Mind you this only goes so far. The glacial, stagy pacing of Hartnell's stories is beyond me. I love the hell out of "Enemy of the World", though, and you know that's a story where NOTHING FUCKING HAPPENS in the third episode (which may have something to do with its former poor reputation...)
― Arch Bacon (rushomancy), Wednesday, 5 September 2018 23:53 (five years ago) link
the cinema in June, and the only thing I missed was Harry getting his foot chomped by a giant clamat least I’m consistent
― ▫◌▫ (sic), Thursday, 6 September 2018 05:51 (five years ago) link
xp Old-Who is good ambient television. I think when I watch stories from the 1963-89 series the enjoyment comes more from 'experiencing' them rather than from following the narrative in the way that you might do with something more tautly plotted. I watch them in a similar way to the BBC4 repeats of old episodes of Top Of The Pops, soaking up the ambiance, attention wandering between the dialogue and the sets and the outfits and period details and the style it's shot in etc.
I think this is partly because I've already seen pretty much all of the surviving original series stories before and know basically what happens in them already - in fact, in most cases I'd read about the stories in episode guides and books before seeing them for the first time
― soref, Thursday, 6 September 2018 09:02 (five years ago) link
Any old TV show takes on this stylized aspect with the passage of time, where every element of the production down to the smallest detail looks achingly 1987, or 1973 or 1965 or whatever year it was made, and this gives them an odd glamour - and at the same time Old-Who was often kind of a mess and an odd ragbag of different styles and genres thrown together - so the old stories are interesting because they're simultaneously all over the place and have this unifying aesthetic because they manifest era they were made in every aspect (and also because Dr Who was already very stylized and non-naturalistic to begin with?)
― soref, Thursday, 6 September 2018 09:04 (five years ago) link
Absolutely, in the late 70s I devoured guides and novelisations of old series knowing I could never see them. Seeing them is kind of like live footage from ancient Egypt. And the Baker and Pertwee eras - on endless rotation mid afternoon in the Australia of my youth - are the furniture of my mind.
― an incoherent crustacean (MatthewK), Thursday, 6 September 2018 09:13 (five years ago) link
Wow, last three posts are great
― The Great Atomic Power Ballad (James Redd and the Blecchs), Thursday, 6 September 2018 09:48 (five years ago) link
interesting comment soref - for me, as an american, a lot of the "alien-ness" that initially appealed to me about the show was just that it was, well, british.
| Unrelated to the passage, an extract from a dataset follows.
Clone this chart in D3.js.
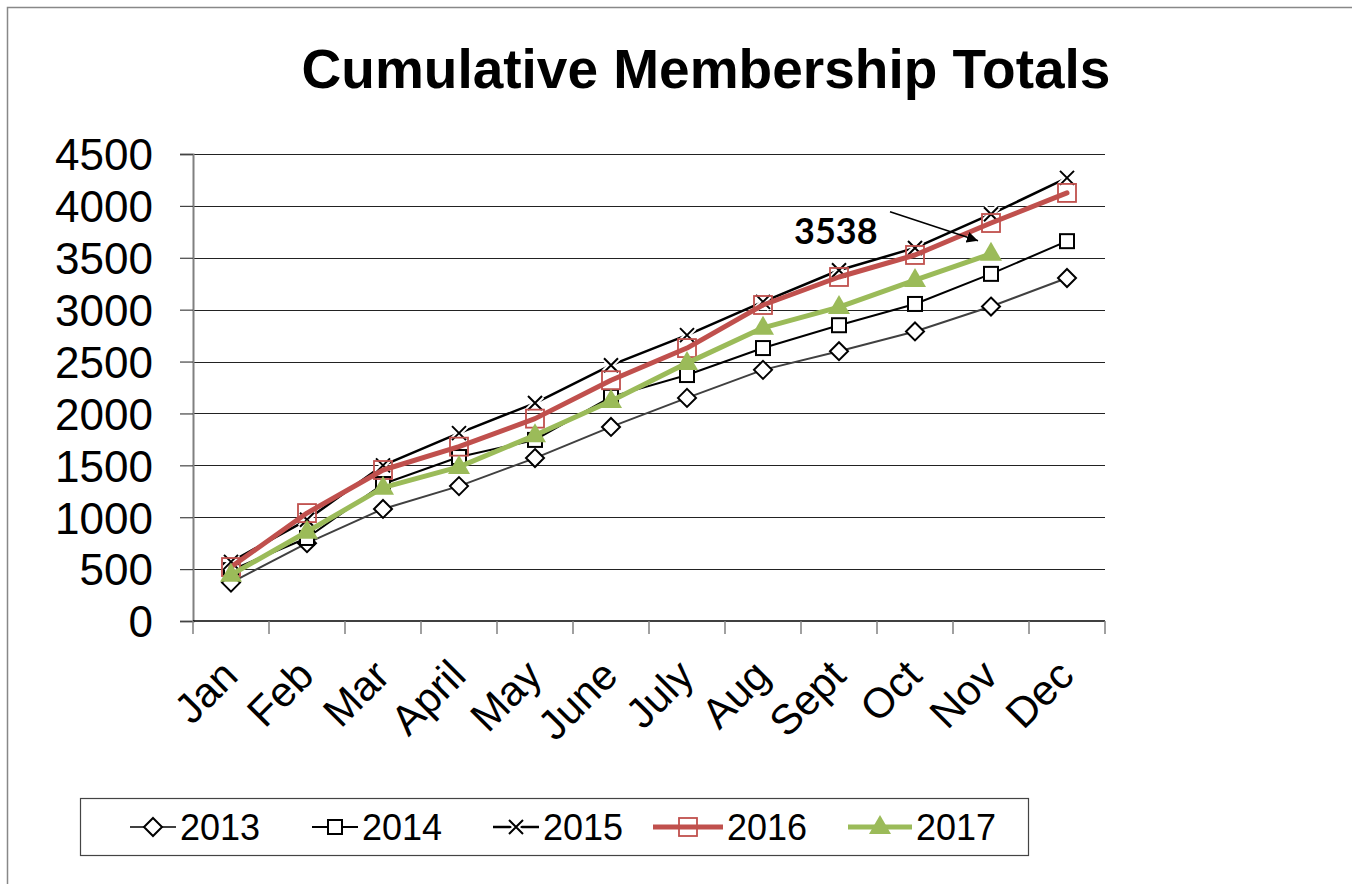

― milkshake duck george bernard shaw (rushomancy), Thursday, 6 September 2018 14:21 (five years ago) link
Yeah, the slowness tends not to bother me unless I’m watching with someone less familiar with the show and thinking about how this looks to someone who didn’t watch this episode at age 12. But generally I’m happy to watch the characters wandering about and having chill conversations while locked up and waiting for the villain to return to kill them. I do find that I have less tolerance for Pertwee being a patronizing asshole these days.
― JoeStork, Thursday, 6 September 2018 15:42 (five years ago) link
Cutting the dross out of old Doctor Who is a lot like cutting the White Album down to one LP
agree, obv a lot of the enjoyment comes from the cast having fun; also agree that as a grown-up Pertwee just comes across as a prick most of the time, whereas I accepted his wafted superiority on first viewing.
Mind you this only goes so far. The glacial, stagy pacing of Hartnell's stories is beyond me.
see this is tarring 30 stories (and 200 eps or w/e) with a v broad brush! good writers & directors or both get snappy, pacy stories even with the "as-live" taped set-up. An Unearthly Child (not 100,000 BC), The Aztecs, Inside The Spaceship, The Time Meddler, The Rescue, The Romans, The War Machines and even most of Dalek Invasion Of Earth from god-lord of useless padding Terry Nation rattle along in terms of plot, character and action.
love the hell out of "Enemy of the World", though, and you know that's a story where NOTHING FUCKING HAPPENS in the third episode
tsk! one of the very great things about Enemy Of The World is that Whitaker is doing something different in every episode: after establishing the fucked-up geopolitics of 2018 in episode 1, he shows more of the intra-factional divides within Salamander's administration in episode 2. Then ep 3 reduces further, showing a tight focus on different ways of dealing with life directly under occupation: loyalists vs poisoners in his cabinet lead you to the Upstairs Downstairs contrast of the kitchen, where Griffin the chef is making best by carrying on as if working a regular kitchen job - grumbling about the bosses and the customers, regardless of who those are. Meanwhile Fariah, Whitaker makes as clear as possible in a kids show, has been broken and sexually subjugated by Salamander, perhaps only as a hazing/recruitment process rather than an ongoing role, which tells us more about his sadism than we would otherwise fully know.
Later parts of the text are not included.